I may add, in addition to those authorities, that I know from statements made to me by themselves that the late Minister of Transport, the present Home Secretary, Sir William Joynson-Hicks, and Colonel Moore-Brabazon are personally strongly in favour of this change, and the only objection that has ever proceeded against this commonsense alteration comes from people who say that it is contrary to their religious belief or to some principle of Magna Charta. Nobody ever produces any intelligible reason against this perfectly simple change. I contend that as long as we tolerate this ridiculous system of having two rules for regulating road traffic we have very little right to complain if a large proportion of the population is destroyed. The matter really goes rather further than that. I would suggest, more especially to my noble friend Lord Cecil, that here is a great opportunity. What is really required is uniformity with regard to traffic control. Let the League of Nations take it up. Let us try to get uniformity everywhere. Let him advocate the principle that every nation should act in the same way. So far as I know there is uniformity of regulation as regards the air, there is uniformity of regulation as regards the sea, why on earth should we not have it in regard to the land? All sorts of international congresses and conferences perpetually meet for very little reason whatever merely to employ people's time. Here is a sensible and practical object which I think might be achieved.
§ LORD NEWTON
I beg the noble Viscount's pardon. We are the only people with two rules so far as I am aware.
§ VISCOUNT CECIL OF CHELWOOD
I think my noble friend will find, though there may be others, there are very very few who have our rules of the road. I am talking of European States.

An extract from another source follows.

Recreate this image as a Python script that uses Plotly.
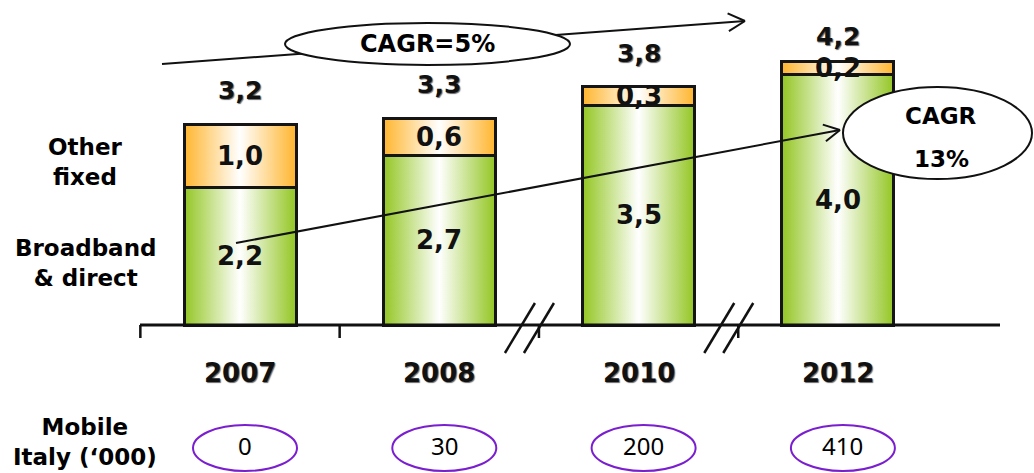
import math
import plotly.graph_objects as go

# ---- data -------------------------------------------------------------
years = ["2007", "2008", "2010", "2012"]
broadband_direct = [2.2, 2.7, 3.5, 4.0]
other_fixed = [1.0, 0.6, 0.3, 0.2]
mobile_italy = [0, 30, 200, 410]
cagr_total = "CAGR=5%"
cagr_broadband = ["CAGR", "13%"]

totals = [round(a + b, 1) for a, b in zip(broadband_direct, other_fixed)]


def fmt(v):
    return f"{v:.1f}".replace(".", ",")


# ---- canvas geometry: axes span the whole figure ------------------------
W, H = 1034, 473
PX_X = 199.3          # pixels per category step
PX_Y = 62.7           # pixels per unit of value
ORIGIN_X, ORIGIN_Y = 240, 325   # pixel position of (category 0, value 0)


def ux(px):
    return (px - ORIGIN_X) / PX_X


def uy(py):
    return (ORIGIN_Y - py) / PX_Y


XR = [ux(0), ux(W)]
YR = [uy(H), uy(0)]
BAR_W = 112 / PX_X

FONT = "DejaVu Sans"
GREEN = "#93c623"
ORANGE = "#ffb52e"
PURPLE = "#7a1ed0"

xs = list(range(len(years)))
fig = go.Figure()

# gradient fills of every stacked segment
for i in xs:
    segs = [(0, broadband_direct[i], GREEN),
            (broadband_direct[i], totals[i], ORANGE)]
    for lo, hi, col in segs:
        x0, x1 = i - BAR_W / 2, i + BAR_W / 2
        fig.add_trace(go.Scatter(
            x=[x0, x1, x1, x0, x0], y=[lo, lo, hi, hi, lo],
            mode="lines", line=dict(width=0), fill="toself",
            fillgradient=dict(type="horizontal",
                              colorscale=[[0, col], [0.5, "#ffffff"], [1, col]]),
            hoverinfo="skip"))

# stacked bars carrying the outlines, on an overlaid pair of axes so they sit above the fills
for vals in (broadband_direct, other_fixed):
    fig.add_trace(go.Bar(
        x=xs, y=vals, width=BAR_W, xaxis="x2", yaxis="y2",
        marker=dict(color="rgba(0,0,0,0)", line=dict(color="#151515", width=3)),
        hoverinfo="skip"))

shapes = []
ann = []

# baseline, ticks and axis breaks
shapes.append(dict(type="line", x0=ux(140), x1=ux(1000), y0=0, y1=0,
                   line=dict(color="#111", width=3)))
for t in [-0.5, 0.5, 1.5, 2.5]:
    shapes.append(dict(type="line", x0=t, x1=t, y0=0, y1=uy(ORIGIN_Y + 13),
                       line=dict(color="#111", width=2.5)))
for b in [1.5, 2.5]:
    for off in (-34, -15):
        xb = ux(ORIGIN_X + b * PX_X + off)
        shapes.append(dict(type="line", x0=xb, y0=uy(353),
                           x1=xb + 30 / PX_X, y1=uy(303),
                           line=dict(color="#111", width=2.5)))


def arrow(p0, p1, arm=19, ang=28):
    """Straight line from p0 to p1 (pixels) with an open V head at p1."""
    out = [dict(type="line", x0=ux(p0[0]), y0=uy(p0[1]),
                x1=ux(p1[0]), y1=uy(p1[1]),
                line=dict(color="#111", width=2))]
    th = math.atan2(p0[1] - p1[1], p0[0] - p1[0])
    for s in (-1, 1):
        a = th + s * math.radians(ang)
        out.append(dict(type="line", x0=ux(p1[0]), y0=uy(p1[1]),
                        x1=ux(p1[0] + arm * math.cos(a)),
                        y1=uy(p1[1] + arm * math.sin(a)),
                        line=dict(color="#111", width=2)))
    return out


# CAGR of total revenues
shapes += arrow((162, 64), (745, 21))
shapes.append(dict(type="circle", x0=ux(285), x1=ux(570), y0=uy(23), y1=uy(65),
                   fillcolor="white", line=dict(color="#111", width=2)))
ann.append(dict(x=ux(427), y=uy(44), text=f"<b>{cagr_total}</b>", showarrow=False,
                font=dict(family=FONT, size=24, color="#000")))

# CAGR of broadband & direct
shapes += arrow((236, 243), (840, 130), arm=18)
shapes.append(dict(type="circle", x0=ux(843), x1=ux(1032), y0=uy(87), y1=uy(179),
                   fillcolor="white", line=dict(color="#111", width=2)))
ann.append(dict(x=ux(941), y=uy(116), text=f"<b>{cagr_broadband[0]}</b>",
                showarrow=False, font=dict(family=FONT, size=23, color="#000")))
ann.append(dict(x=ux(941), y=uy(159), text=f"<b>{cagr_broadband[1]}</b>",
                showarrow=False, font=dict(family=FONT, size=23, color="#000")))

# value labels
SHADOW = "1px 1px 1px rgba(0,0,0,0.6)"
top_shift = [34, 34, 33, 25]
for i in xs:
    ann.append(dict(x=i, y=broadband_direct[i] / 2, text=f"<b>{fmt(broadband_direct[i])}</b>",
                    showarrow=False, font=dict(family=FONT, size=26, color="#111")))
    ann.append(dict(x=i, y=broadband_direct[i] + other_fixed[i] / 2,
                    text=f"<b>{fmt(other_fixed[i])}</b>", showarrow=False,
                    font=dict(family=FONT, size=26, color="#111")))
    ann.append(dict(x=i, y=totals[i], yshift=top_shift[i], text=f"<b>{fmt(totals[i])}</b>",
                    showarrow=False,
                    font=dict(family=FONT, size=25, color="#111", shadow=SHADOW)))
    ann.append(dict(x=i, y=uy(373), text=f"<b>{years[i]}</b>", showarrow=False,
                    font=dict(family=FONT, size=26, color="#111", shadow=SHADOW)))
    # mobile subscribers
    cx = i + ux(245)
    shapes.append(dict(type="circle", x0=cx - 52 / PX_X, x1=cx + 52 / PX_X,
                       y0=uy(425), y1=uy(471), line=dict(color=PURPLE, width=2)))
    ann.append(dict(x=cx, y=uy(445), text=str(mobile_italy[i]), showarrow=False,
                    font=dict(family="Noto Sans", size=24, color="#000")))

# row labels
for txt, px, py, sz in [("Other<br>fixed", 85, 162, 23),
                        ("Broadband<br>& direct", 85, 263, 23),
                        ("Mobile<br>Italy (‘000)", 85, 442, 23)]:
    ann.append(dict(x=ux(px), y=uy(py), text=f"<b>{txt}</b>", showarrow=False,
                    align="center", font=dict(family=FONT, size=sz, color="#000")))

fig.update_layout(
    width=W, height=H, margin=dict(l=0, r=0, t=0, b=0),
    paper_bgcolor="white", plot_bgcolor="white",
    barmode="stack", showlegend=False,
    xaxis=dict(range=XR, visible=False, fixedrange=True),
    yaxis=dict(range=YR, visible=False, fixedrange=True),
    xaxis2=dict(range=XR, visible=False, fixedrange=True, overlaying="x"),
    yaxis2=dict(range=YR, visible=False, fixedrange=True, overlaying="y"),
    shapes=shapes, annotations=ann,
)

fig.write_html("out.html")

§ LORD MONTAGU OF BEAULIEU
There are several countries who have the same rules as ourselves. I brought this before the League of Nations seven or 921 eight years ago, but it was turned down. I wanted uniform rules to apply all over the world.
§ LORD NEWTON
My complaint is that we have two rules. We may be just as right as anybody else. What I want to see is one rule. However, we are not discussing the future of the world, we are discussing the question of safety in our streets. I would urge that we proceed carefully, and the first step to be taken is that this whole question of walking on the left should be again considered. My noble friend Lord Peel promised me when we last discussed this question that it should receive earnest consideration—a, reply which I have always received when I have brought any matter forward. I imagine they are still earnestly considering it. I would appeal to him to pay some attention to the suggestion, which was made by my noble friend Lord Cecil, that this question really should be tackled in earnest and without further delay.
§ LORD BANBURY OF SOUTHAM
My Lords, at this late hour I shall only say a few words upon this matter. I do not think that the suggestion just made by my noble friend below me (Lord Newton) is going to have any effect, or very little effect, upon the fatal accidents which really are very serious and demand the attention of everybody who desires to see the traffic of our roads conducted properly. At the present moment the traffic on our roads is conducted in the same way in which the railway traffic used to be conducted many years ago in America. Railways in America were unfenced. The engine rang a bell and if anybody got in the way it was said: "Oh well, he ought not to have been in the way, the engine rang the bell." That is very much the idea which is prevalent among motorists to-day. They blow their horn and they think that is sufficient, and if you do not get out of the way you are run over.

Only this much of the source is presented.